Se andate a Sin City, evitate accuratamente lo strip club-casinò, se non volete trovarvi stretti tra una lap dancer tanto sexy quanto devastata nell’animo (Nancy Callahan-Jessica Alba) e il suo angelo custode, l’”amico dei buoni”, il rude giustiziere Marv (a cui dà il volto “tumefatto” un camaleontico Mickey Rourke); ma evitate anche le case popolari, dove lo stesso Marv, che vi è cresciuto, ha imparato ad azzerare ogni sentimento di perdono nei confronti dei “cattivi”; e cercate di stare al largo anche da Secret Oaks, il quartiere della gente “bene”, specie se siete foto-detective (Dwight McCarty-Josh Brolin) con alle spalle tresche passionali con le donne ricche e senz’anima che ne abitano le ville; per non parlare del centro storico: qui la raccomandazione è non avere sbirri alle calcagna, se non volete incorrere nelle ire di una banda di pistolere inesorabili e mozzafiato, capitanate da Gail (Rosario Dawson). Oppure evitate del tutto di entrare in città, come saggiamente consigliò il padre (putativo) a Johnny (Joseph Gordon-Lewitt), asso del poker smanioso di sbancare il tavolo del senatore Roark (Powers Boothe), l’uomo più potente di Sin City. Però, ed è la stessa Gail a dirlo, al di fuori di Sin City non c’è nulla; e allora, se proprio vi trovate in zona, fatevi pure un giro, e siate i benvenuti nel ventre della Grande Peccatrice di un tempo di là da venire ma che forse è già oggi. Una metropoli oscura, maledetta, dove ogni essere umano è potenzialmente letale, fondamentalmente infido, teatro di un grande noir con le atmosfere senza speranza e senza eroi del pulp e i colpi di scena imprevedibili del fantasy.
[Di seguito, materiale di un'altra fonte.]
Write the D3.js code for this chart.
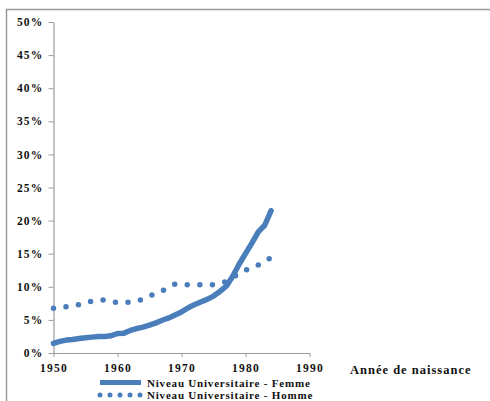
<!DOCTYPE html>
<html><head><meta charset="utf-8">
<script src="https://cdn.jsdelivr.net/npm/d3@7"></script>
<style>
body{margin:0;background:#fff;}
text{font-family:"Liberation Serif","Times New Roman",serif;font-weight:bold;fill:#111;}
</style></head>
<body><svg id="c" width="490" height="401"></svg>
<script>
const years = d3.range(1950, 1985);
const femme = [1.45,1.75,1.95,2.05,2.2,2.3,2.4,2.5,2.5,2.6,2.95,3.0,3.4,3.7,3.9,4.2,4.55,4.95,5.3,5.75,6.2,6.8,7.3,7.7,8.1,8.6,9.3,10.1,11.6,13.4,15.0,16.6,18.3,19.3,21.5];
const homme = [6.75,6.9,7.0,7.15,7.3,7.6,7.85,7.95,8.0,7.8,7.6,7.65,7.7,7.9,8.1,8.6,9.0,9.4,9.9,10.4,10.35,10.3,10.3,10.3,10.3,10.3,10.5,10.8,11.4,12.0,12.5,12.9,13.3,13.9,14.4];
const yTicks = [0,5,10,15,20,25,30,35,40,45,50];
const xTicks = [1950,1960,1970,1980,1990];
const seriesNames = ["Niveau Universitaire - Femme","Niveau Universitaire - Homme"];
const xTitle = "Année de naissance";

const svg = d3.select("#c");
const blue = "#4a7ebb";
svg.append("rect").attr("x",6.5).attr("y",9.5).attr("width",520).attr("height",420)
  .attr("fill","none").attr("stroke","#9a9a9a").attr("stroke-width",1.5);

const x = d3.scaleLinear().domain([1950,1990]).range([53.5,309.5]);
const y = d3.scaleLinear().domain([0,50]).range([353,22]);

const gy = svg.append("g").attr("transform","translate(53.5,0)")
  .call(d3.axisLeft(y).tickValues(yTicks).tickFormat(d=>d+"%").tickSize(5).tickSizeOuter(0).tickPadding(5));
const gx = svg.append("g").attr("transform","translate(0,353)")
  .call(d3.axisBottom(x).tickValues(xTicks).tickFormat(d3.format("d")).tickSize(4).tickSizeOuter(0).tickPadding(3));
[gy,gx].forEach(g=>{
  g.select(".domain").attr("stroke","#9a9a9a").attr("stroke-width",1.2);
  g.selectAll(".tick line").attr("stroke","#9a9a9a");
  g.selectAll("text").attr("font-family","Liberation Serif").attr("font-weight","bold")
   .attr("font-size",11.5).attr("letter-spacing","1.2px").attr("fill","#111");
});
gx.selectAll("text").attr("dy","1.0em");

const line = d3.line().x((d,i)=>x(years[i])).y(d=>y(d)).curve(d3.curveLinear);
svg.append("path").datum(homme).attr("d",line).attr("fill","none").attr("stroke",blue)
  .attr("stroke-width",5.5).attr("stroke-linecap","round").attr("stroke-dasharray","0,12.6");
svg.append("path").datum(femme).attr("d",line).attr("fill","none").attr("stroke",blue)
  .attr("stroke-width",5.5).attr("stroke-linecap","round").attr("stroke-linejoin","round");

svg.append("text").attr("x",350).attr("y",374).attr("font-size",12.5).attr("letter-spacing","1px").text(xTitle);

const leg = [{y:382.5,dash:null},{y:395,dash:"0,10"}];
leg.forEach((l,i)=>{
  svg.append("line").attr("x1",100).attr("x2",141).attr("y1",l.y).attr("y2",l.y)
    .attr("stroke",blue).attr("stroke-width",5).attr("stroke-linecap", l.dash?"round":"butt")
    .attr("stroke-dasharray",l.dash);
  svg.append("text").attr("x",147).attr("y",l.y+4).attr("font-size",11).attr("letter-spacing","0.8px").text(seriesNames[i]);
});
</script></body></html>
La vendetta: ecco la pulsione che lega i protagonisti delle storie di Sin City, la città che per i suoi abitanti equivale al mondo perché è, in fondo, il mondo. La ballerina Nancy vuole vendicarsi del senatore che ha causato il suicidio dell’unico uomo che abbia mai veramente amato, John Hartigan (Bruce Willis), che comunque continua a starle accanto in spirito; il senatore, dal canto suo, vuole completare la sua vendetta nel nome del figlio, che proprio Hartigan, a suo tempo, massacrò; Johnny, in realtà uno dei (tanti) figli non riconosciuti da Roark, torna a Sin City col preciso intento di umiliarlo lì dove è padrone incontrastato, il tavolo da poker. E poi c’è chi la vendetta la usa come pretesto per manipolare, sedurre, distruggere: è Ava Lord, la dea (Eva Green), memorabile figura di dark lady così simile, per certi versi, alla Barbara Stanwyck de La fiamma del peccato.
Non tutto ciò che fa parte della vicenda è visivamente rappresentato; molto, chiaramente, rimanda al capitolo precedente, quello del 2005 che vide Quentin Tarantino come coregista, insieme a Robert Rodriguez e Frank Miller, quest’ultimo anche autore della graphic novel alla base del film (per il secondo Sin City, invece, Miller si è assunto in esclusiva la responsabilità della regia). Al pari della prima trasposizione filmica, anche questa si sviluppa come una serie di episodi, quattro, che si intersecano tra di loro. Una donna per cui uccidere, quello che costituisce parte integrante del titolo del film in locandina (come se, in un certo senso, fosse la storia principale), è naturalmente l’episodio con la perfida Ava: è lei che Marv, parlando con Dwight, ex amante della donna, definisce, appunto, “donna per cui si può uccidere”, dopo averne visto per la prima volta la tenebrosa magnificenza. Naturalmente, mentre gli sfugge quest’osservazione, Marv non dimentica che a Sin City è ancora più facile trovare “donne per cui si può morire”, e spesso e volentieri per loro stessa mano.